Alistair Darling’s suggestion that income tax might be devolved (entirely!) to Scotland as part of a new post-referendum “settlement” was, understandably, the headline part of his Scotland on Sunday interview at the weekend. But his views on the Greek crisis were even more candid:
His assessment of the Greek crisis is astonishingly frank. “The policy they [European leaders] are pursuing towards Greece is sheer lunacy. Nobody actually believes it will work privately, if you speak to people.” Even if everything worked, he notes that Greece would still have debts worth 120 per cent of its national income. “It will still leave the country so indebted and so crippled that it will never pay its way. Frankly, the solution is that it is going to default and the only question in my mind is does it do it in an orderly way, or does it do it in a disorderly way.” Of course the Greeks have fiddled their books and leaders such as Germany’s Angela Merkel have every right to be angry. “I understand all that, but I think to visit on a country like Greece frankly something that would have been worthy of the Treaty of Versailles is absolutely ludicrous. It just isn’t going to work. And the risk is, of course, that if something goes wrong in Greece, then it spreads around the rest of the Mediterranean and Ireland.”
He adds: “You have to say this country is bust, and rather like a bust company, what do you to sort it out? They are going to have to do that sooner or later. Every fix they have come up with has fallen apart and it has begun to fall apart more regularly now – it used to be several months before the next crisis, but it is now on a more regular basis. The policy of austerity alone is never going to sort out Europe’s problems. Europe’s growth has stalled.”
Emphasis added. No-one else seems to think the latest Greek deal will work either so muddling through and hoping Mr Micawber’s wisdom will prevail in Athens is just about the best anyone can do. But if, as Darling suggests, even the people backing this measure in public do not believe in it privately then, presumably, someone must be preparing an alternative? Except that admitting an alternative – however politically or economically toxic it might be – would hasten the demise of the latest deal so no-one can contemplate an alternative, far less prepare one. Right? So everyone must pretend a confidence they do not have and hope that nothing happens to call that bet since any call will reveal it to be a bluff.
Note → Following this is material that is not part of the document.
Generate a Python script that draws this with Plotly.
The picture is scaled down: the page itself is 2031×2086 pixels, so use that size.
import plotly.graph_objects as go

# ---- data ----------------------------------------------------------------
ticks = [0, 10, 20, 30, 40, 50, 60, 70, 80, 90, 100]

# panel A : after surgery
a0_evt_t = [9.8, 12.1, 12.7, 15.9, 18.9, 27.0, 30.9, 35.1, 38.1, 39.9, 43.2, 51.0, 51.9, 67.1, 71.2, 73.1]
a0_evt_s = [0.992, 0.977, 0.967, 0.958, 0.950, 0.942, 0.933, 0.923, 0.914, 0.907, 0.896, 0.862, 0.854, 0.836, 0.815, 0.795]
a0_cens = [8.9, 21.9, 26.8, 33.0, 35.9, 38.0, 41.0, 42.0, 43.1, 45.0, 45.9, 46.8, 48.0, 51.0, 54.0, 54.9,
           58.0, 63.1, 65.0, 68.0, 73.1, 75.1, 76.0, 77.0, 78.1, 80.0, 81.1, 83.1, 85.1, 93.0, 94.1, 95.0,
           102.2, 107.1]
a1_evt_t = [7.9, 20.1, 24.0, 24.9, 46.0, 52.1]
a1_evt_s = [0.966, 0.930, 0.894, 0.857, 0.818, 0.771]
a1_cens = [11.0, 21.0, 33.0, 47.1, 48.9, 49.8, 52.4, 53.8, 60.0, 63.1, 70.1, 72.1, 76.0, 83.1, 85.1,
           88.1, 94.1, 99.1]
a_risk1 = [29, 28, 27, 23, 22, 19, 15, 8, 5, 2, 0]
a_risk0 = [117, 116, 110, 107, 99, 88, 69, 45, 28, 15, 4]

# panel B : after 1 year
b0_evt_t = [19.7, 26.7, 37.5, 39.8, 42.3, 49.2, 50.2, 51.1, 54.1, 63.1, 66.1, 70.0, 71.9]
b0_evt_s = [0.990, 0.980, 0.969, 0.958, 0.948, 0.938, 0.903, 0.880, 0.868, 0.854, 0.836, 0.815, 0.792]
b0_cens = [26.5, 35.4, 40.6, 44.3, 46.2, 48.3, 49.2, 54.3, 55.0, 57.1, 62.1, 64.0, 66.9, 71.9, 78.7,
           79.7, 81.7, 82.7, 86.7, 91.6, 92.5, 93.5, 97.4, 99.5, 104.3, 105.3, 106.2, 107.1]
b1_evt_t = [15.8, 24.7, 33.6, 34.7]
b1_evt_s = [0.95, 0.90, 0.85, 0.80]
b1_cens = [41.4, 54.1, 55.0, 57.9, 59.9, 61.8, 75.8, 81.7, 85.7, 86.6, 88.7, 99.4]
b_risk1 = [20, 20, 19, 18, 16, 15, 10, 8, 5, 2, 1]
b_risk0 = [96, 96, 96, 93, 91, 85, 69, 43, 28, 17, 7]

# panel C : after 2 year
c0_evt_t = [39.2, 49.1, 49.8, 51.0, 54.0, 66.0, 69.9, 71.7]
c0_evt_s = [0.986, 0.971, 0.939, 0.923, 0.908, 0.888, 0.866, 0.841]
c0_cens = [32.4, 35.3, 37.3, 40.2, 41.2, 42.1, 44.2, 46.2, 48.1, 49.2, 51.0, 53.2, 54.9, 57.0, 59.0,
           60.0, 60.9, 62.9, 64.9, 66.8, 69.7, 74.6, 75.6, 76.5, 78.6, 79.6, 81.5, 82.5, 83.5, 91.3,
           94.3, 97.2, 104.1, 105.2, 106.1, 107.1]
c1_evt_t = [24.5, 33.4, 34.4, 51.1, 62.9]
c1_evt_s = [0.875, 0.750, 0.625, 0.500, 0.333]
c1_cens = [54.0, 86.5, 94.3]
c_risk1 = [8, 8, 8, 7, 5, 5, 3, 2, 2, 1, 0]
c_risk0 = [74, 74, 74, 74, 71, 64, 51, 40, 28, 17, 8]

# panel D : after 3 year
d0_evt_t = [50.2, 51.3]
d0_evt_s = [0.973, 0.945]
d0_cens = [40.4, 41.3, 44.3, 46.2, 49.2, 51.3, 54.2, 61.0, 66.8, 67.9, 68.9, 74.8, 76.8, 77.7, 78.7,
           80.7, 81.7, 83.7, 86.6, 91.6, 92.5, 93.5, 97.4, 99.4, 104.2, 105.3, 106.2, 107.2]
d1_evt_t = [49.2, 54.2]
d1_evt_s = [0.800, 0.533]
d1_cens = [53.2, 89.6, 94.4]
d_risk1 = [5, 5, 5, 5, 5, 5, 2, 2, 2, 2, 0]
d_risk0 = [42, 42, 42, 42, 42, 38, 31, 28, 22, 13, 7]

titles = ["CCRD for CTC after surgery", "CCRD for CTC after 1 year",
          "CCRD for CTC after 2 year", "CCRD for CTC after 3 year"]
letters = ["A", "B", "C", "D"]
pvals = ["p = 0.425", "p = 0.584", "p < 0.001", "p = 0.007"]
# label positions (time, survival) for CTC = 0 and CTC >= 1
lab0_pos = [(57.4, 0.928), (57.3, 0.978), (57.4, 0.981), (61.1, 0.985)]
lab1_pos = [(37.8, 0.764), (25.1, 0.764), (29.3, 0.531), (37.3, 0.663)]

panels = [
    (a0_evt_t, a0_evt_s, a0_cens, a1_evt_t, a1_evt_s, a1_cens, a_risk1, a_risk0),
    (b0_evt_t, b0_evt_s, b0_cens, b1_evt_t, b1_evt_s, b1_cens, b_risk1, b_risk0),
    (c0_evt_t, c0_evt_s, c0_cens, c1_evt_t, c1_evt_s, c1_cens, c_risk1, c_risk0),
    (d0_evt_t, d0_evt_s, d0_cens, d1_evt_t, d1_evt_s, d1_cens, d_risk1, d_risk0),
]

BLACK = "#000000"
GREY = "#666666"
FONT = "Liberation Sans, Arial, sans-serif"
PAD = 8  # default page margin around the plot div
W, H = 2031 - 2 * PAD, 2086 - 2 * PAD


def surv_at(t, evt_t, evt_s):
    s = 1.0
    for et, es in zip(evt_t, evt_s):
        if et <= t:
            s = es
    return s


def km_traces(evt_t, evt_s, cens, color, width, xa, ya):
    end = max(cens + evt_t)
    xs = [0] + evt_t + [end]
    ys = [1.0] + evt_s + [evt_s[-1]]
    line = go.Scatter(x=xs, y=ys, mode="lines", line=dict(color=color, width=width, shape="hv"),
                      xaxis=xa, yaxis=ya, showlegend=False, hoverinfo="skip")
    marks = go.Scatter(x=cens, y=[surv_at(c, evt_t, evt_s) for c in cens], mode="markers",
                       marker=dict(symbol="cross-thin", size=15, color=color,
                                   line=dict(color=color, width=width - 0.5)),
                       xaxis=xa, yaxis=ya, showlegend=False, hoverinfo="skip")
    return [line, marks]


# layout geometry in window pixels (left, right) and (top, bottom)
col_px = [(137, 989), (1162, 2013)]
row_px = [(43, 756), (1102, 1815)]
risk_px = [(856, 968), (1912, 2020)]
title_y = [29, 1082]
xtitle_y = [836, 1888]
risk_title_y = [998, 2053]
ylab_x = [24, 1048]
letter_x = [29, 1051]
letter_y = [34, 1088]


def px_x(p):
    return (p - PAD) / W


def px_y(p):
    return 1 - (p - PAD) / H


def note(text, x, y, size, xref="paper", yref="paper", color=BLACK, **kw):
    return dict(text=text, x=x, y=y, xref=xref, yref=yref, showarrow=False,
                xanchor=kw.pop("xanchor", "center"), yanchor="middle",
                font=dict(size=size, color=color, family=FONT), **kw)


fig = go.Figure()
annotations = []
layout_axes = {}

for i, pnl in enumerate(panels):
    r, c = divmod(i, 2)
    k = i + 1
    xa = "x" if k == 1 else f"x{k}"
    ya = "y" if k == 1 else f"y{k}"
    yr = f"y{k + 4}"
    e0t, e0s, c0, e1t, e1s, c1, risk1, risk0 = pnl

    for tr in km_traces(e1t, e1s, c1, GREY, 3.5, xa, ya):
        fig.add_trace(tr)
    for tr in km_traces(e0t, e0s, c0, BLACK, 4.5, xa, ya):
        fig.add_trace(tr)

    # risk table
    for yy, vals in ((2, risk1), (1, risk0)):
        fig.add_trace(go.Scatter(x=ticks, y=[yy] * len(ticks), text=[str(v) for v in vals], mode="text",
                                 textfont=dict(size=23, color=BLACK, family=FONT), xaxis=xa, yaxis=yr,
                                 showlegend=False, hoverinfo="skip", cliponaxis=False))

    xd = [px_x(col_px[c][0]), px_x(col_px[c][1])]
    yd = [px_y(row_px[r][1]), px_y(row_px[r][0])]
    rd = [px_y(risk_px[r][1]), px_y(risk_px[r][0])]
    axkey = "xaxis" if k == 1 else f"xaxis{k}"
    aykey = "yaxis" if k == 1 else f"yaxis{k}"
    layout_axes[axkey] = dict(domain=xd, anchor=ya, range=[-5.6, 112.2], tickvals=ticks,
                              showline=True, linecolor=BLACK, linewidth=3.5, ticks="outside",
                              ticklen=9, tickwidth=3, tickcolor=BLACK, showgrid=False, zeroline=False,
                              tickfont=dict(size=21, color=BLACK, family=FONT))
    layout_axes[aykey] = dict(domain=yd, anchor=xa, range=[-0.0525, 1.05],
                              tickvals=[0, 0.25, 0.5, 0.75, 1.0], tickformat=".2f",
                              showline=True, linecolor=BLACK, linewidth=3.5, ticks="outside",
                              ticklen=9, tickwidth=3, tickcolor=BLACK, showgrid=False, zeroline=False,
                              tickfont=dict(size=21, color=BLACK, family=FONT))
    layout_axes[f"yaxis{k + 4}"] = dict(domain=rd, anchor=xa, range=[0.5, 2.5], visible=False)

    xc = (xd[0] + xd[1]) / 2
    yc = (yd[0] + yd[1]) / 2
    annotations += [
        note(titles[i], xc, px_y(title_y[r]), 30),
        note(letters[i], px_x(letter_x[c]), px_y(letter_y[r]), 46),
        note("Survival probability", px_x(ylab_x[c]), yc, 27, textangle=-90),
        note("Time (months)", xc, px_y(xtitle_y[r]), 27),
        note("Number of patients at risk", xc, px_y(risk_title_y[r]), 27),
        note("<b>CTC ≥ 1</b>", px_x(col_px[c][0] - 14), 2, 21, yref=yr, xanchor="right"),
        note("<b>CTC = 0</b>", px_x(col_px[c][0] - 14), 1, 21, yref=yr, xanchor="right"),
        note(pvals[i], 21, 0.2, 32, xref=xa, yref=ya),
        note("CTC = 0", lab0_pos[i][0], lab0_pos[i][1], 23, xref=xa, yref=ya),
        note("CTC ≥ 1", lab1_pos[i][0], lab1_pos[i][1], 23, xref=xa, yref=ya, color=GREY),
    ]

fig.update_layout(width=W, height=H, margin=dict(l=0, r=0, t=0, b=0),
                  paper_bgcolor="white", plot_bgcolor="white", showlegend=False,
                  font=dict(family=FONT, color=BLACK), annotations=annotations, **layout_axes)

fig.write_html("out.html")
Meanwhile, shares in Darling Inc have risen so much on the domestic market that I wonder how much more credible, strange as it may seem, Labour might be if he, not Ed Miliband, had succeeded Gordon Brown. That would have been tricky, given Darling’s own record in office, but he’s distanced himself from his former master quite successfully and, frankly, looks more like a potential Prime Minister than poor Mr Miliband. Of course, perhaps this is just another example of politicians seeming more impressive once they abandon their ambitions for high office.